**Records supplied**
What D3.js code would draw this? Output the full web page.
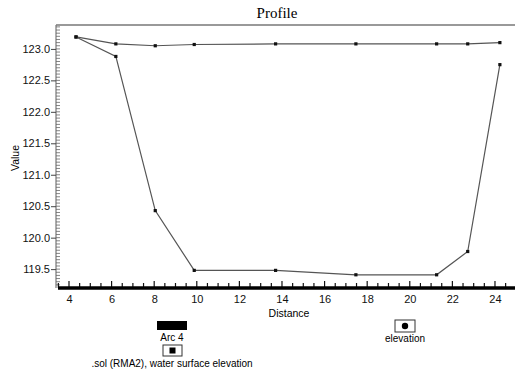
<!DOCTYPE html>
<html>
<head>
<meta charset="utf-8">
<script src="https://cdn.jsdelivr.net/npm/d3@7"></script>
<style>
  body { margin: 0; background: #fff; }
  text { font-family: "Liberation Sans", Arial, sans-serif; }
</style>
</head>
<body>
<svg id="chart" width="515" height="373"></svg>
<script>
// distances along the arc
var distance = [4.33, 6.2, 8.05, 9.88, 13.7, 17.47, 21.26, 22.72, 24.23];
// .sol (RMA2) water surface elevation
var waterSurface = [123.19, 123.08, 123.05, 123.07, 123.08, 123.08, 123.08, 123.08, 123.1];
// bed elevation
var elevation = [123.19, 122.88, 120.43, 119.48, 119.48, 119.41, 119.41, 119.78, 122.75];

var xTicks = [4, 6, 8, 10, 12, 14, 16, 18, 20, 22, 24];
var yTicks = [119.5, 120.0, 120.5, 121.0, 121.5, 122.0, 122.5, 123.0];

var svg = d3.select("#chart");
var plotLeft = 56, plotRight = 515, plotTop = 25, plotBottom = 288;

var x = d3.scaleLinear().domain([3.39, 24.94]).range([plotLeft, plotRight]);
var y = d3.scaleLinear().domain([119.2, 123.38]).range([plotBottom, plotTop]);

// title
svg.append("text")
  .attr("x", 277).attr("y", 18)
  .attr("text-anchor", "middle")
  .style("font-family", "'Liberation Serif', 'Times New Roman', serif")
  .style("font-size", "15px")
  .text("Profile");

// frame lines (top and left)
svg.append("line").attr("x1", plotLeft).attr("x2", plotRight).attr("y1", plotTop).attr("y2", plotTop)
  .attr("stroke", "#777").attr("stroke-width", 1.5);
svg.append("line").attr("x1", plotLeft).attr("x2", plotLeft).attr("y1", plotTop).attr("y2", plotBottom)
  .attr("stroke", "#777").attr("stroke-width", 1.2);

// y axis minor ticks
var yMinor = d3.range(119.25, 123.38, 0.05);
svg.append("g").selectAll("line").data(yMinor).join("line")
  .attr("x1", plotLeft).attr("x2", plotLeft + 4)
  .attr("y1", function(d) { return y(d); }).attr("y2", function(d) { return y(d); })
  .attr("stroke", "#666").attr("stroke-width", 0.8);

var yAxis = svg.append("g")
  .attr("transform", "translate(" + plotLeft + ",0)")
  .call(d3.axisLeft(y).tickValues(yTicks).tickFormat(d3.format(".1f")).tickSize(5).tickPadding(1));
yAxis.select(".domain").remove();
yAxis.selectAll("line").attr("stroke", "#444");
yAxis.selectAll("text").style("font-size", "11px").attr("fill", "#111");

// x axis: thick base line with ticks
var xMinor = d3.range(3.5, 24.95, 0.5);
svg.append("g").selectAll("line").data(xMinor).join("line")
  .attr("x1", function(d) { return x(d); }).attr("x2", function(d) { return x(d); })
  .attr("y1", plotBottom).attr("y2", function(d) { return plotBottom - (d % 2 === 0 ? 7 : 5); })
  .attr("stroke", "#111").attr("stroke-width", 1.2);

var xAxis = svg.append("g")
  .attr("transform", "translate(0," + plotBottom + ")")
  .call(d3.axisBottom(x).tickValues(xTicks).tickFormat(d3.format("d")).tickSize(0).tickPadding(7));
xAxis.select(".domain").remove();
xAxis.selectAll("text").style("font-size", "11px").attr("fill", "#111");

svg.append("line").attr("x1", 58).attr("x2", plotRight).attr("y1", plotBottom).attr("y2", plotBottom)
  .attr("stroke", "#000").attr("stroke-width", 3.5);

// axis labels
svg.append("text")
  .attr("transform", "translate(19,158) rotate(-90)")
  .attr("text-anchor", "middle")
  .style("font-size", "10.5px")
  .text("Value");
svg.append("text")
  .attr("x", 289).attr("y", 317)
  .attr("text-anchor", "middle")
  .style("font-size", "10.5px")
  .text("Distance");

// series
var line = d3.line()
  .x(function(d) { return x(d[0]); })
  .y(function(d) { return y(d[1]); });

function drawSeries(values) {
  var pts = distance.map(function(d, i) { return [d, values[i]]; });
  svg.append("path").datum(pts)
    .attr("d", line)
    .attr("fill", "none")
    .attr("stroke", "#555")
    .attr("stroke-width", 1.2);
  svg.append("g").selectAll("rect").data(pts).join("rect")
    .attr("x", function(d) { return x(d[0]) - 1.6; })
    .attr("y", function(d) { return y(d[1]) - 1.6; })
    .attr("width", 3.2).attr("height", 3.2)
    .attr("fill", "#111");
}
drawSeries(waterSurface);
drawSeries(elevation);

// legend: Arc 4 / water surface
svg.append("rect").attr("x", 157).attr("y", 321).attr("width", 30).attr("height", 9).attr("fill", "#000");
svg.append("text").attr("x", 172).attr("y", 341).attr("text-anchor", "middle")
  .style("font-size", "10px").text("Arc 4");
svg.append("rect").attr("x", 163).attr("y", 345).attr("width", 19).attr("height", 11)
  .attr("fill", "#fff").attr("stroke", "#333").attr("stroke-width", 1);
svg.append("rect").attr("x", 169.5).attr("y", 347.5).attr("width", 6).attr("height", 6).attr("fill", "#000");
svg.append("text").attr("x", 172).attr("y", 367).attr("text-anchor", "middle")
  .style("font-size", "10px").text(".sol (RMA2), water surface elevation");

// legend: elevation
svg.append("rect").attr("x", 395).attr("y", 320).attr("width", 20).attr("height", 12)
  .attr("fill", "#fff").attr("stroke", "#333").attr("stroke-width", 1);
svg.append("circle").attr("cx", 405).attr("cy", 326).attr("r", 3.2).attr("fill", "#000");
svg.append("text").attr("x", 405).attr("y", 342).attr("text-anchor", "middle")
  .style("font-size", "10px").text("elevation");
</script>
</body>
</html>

* * *

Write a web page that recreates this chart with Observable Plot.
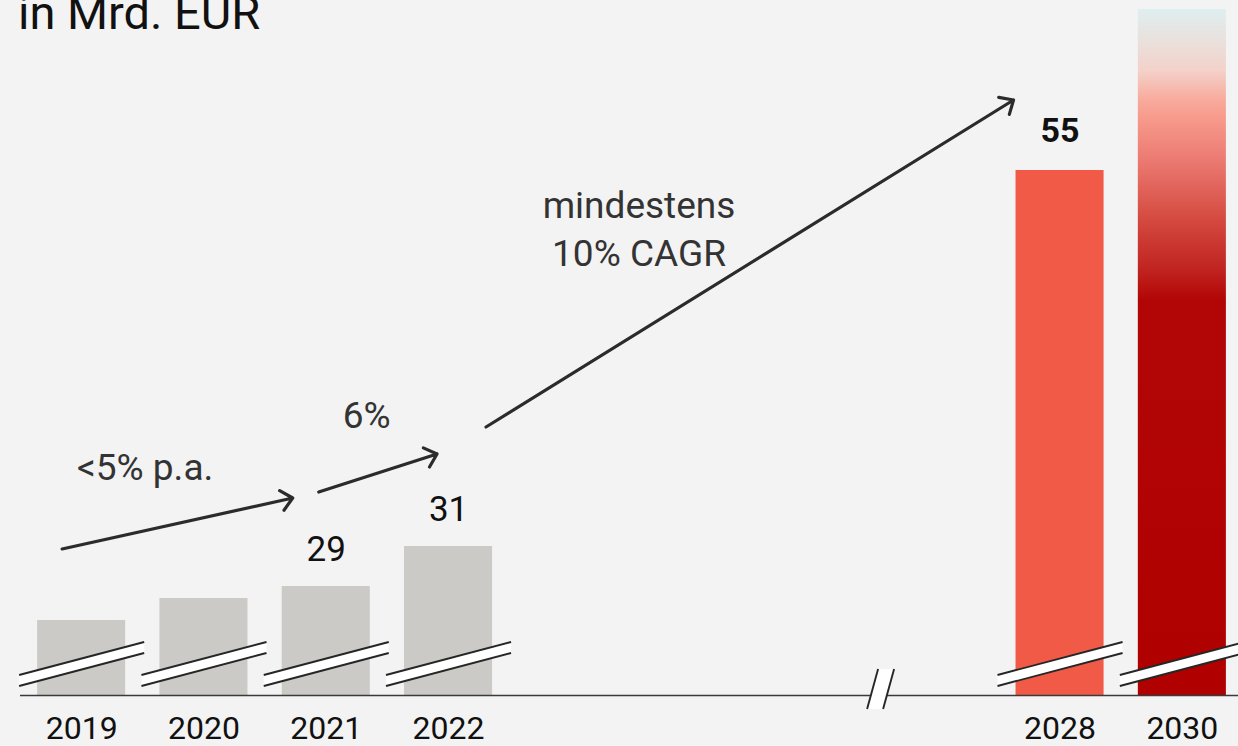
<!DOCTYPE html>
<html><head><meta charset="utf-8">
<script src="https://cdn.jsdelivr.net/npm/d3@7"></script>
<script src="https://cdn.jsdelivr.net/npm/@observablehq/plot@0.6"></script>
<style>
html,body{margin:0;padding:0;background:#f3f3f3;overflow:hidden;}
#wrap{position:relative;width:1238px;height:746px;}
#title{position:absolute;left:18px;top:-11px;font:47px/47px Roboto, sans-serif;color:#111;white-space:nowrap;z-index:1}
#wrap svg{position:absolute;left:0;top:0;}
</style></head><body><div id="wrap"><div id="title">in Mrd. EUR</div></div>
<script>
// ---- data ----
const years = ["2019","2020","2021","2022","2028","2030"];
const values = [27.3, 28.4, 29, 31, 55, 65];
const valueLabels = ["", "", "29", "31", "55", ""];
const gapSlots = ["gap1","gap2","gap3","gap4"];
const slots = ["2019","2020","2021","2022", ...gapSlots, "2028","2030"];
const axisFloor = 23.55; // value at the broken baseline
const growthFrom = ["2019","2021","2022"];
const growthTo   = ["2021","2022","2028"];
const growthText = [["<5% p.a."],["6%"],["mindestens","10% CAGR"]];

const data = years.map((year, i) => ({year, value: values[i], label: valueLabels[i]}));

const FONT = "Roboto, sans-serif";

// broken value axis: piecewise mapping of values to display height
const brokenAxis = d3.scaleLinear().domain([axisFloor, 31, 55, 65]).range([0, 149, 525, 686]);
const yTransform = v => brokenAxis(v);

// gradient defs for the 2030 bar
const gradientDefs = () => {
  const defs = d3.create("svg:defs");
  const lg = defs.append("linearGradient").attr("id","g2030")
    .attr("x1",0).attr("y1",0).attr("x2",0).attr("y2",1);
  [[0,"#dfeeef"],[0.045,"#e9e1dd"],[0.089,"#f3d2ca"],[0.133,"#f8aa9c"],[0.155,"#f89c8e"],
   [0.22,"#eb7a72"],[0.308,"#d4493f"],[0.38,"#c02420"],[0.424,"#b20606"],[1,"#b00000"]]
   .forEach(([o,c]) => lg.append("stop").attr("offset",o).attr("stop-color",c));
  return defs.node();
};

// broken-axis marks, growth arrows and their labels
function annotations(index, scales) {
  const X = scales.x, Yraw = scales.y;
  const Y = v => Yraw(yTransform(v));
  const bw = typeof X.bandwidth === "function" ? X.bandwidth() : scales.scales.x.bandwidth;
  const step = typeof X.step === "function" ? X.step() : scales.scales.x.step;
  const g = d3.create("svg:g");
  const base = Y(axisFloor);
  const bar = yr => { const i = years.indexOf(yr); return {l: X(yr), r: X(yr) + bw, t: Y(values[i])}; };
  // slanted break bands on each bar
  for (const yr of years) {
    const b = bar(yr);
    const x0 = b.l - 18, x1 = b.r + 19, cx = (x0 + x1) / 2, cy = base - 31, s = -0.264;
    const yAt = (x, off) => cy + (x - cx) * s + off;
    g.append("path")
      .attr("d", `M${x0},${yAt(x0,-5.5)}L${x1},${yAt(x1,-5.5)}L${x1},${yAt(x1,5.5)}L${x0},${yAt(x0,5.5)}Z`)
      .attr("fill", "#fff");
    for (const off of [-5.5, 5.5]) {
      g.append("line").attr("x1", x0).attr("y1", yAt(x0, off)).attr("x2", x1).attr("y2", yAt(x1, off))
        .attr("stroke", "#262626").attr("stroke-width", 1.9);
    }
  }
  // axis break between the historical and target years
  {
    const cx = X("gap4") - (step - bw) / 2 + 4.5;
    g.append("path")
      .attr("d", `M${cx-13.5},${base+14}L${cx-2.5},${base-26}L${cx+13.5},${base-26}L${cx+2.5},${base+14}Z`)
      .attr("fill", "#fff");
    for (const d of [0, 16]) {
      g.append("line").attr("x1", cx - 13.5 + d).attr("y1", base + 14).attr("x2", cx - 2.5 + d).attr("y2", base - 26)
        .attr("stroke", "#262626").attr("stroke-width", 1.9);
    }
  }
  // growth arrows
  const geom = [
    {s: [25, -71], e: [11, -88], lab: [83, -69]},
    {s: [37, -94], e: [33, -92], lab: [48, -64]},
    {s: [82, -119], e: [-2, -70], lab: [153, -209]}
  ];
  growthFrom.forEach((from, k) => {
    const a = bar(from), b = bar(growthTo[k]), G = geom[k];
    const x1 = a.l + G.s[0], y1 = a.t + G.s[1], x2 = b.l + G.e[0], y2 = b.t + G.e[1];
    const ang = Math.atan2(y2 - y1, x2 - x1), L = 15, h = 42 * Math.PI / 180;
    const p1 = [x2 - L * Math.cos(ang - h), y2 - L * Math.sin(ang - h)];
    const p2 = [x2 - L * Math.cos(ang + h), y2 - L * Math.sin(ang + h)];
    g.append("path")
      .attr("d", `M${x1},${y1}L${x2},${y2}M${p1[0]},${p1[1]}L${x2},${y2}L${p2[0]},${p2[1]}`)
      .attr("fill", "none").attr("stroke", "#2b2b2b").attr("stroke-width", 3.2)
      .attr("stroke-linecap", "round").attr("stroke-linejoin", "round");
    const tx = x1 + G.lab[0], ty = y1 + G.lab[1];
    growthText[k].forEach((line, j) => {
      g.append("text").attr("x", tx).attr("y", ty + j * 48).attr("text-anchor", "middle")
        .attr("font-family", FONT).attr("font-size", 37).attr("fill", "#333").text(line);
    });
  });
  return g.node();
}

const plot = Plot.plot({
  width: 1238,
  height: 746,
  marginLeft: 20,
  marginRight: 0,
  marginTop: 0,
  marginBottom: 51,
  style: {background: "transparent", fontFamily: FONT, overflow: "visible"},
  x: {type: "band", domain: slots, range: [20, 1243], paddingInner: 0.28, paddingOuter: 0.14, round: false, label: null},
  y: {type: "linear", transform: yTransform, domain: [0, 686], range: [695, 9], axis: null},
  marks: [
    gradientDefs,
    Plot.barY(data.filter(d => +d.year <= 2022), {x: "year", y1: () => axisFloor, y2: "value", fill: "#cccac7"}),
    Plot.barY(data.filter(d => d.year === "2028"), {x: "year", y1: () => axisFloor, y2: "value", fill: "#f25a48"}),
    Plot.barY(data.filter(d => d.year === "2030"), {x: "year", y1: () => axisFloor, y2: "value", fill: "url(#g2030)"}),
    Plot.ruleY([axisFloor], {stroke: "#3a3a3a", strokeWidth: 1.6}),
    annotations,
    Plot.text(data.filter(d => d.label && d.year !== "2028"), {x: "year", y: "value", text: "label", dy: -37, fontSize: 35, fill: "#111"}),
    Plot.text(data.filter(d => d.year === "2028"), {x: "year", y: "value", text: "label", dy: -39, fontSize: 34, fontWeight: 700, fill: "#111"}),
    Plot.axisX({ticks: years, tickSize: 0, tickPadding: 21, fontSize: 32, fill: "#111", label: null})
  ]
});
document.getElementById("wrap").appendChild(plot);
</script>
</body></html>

**Instruction**
From the line containing "What D3.js code" through the line containing "var plotLeft = 56, plotRight", copy every line above exactly, without pictures.

**Expected answer**
What D3.js code would draw this? Output the full web page.
<!DOCTYPE html>
<html>
<head>
<meta charset="utf-8">
<script src="https://cdn.jsdelivr.net/npm/d3@7"></script>
<style>
  body { margin: 0; background: #fff; }
  text { font-family: "Liberation Sans", Arial, sans-serif; }
</style>
</head>
<body>
<svg id="chart" width="515" height="373"></svg>
<script>
// distances along the arc
var distance = [4.33, 6.2, 8.05, 9.88, 13.7, 17.47, 21.26, 22.72, 24.23];
// .sol (RMA2) water surface elevation
var waterSurface = [123.19, 123.08, 123.05, 123.07, 123.08, 123.08, 123.08, 123.08, 123.1];
// bed elevation
var elevation = [123.19, 122.88, 120.43, 119.48, 119.48, 119.41, 119.41, 119.78, 122.75];

var xTicks = [4, 6, 8, 10, 12, 14, 16, 18, 20, 22, 24];
var yTicks = [119.5, 120.0, 120.5, 121.0, 121.5, 122.0, 122.5, 123.0];

var svg = d3.select("#chart");
var plotLeft = 56, plotRight = 515, plotTop = 25, plotBottom = 288;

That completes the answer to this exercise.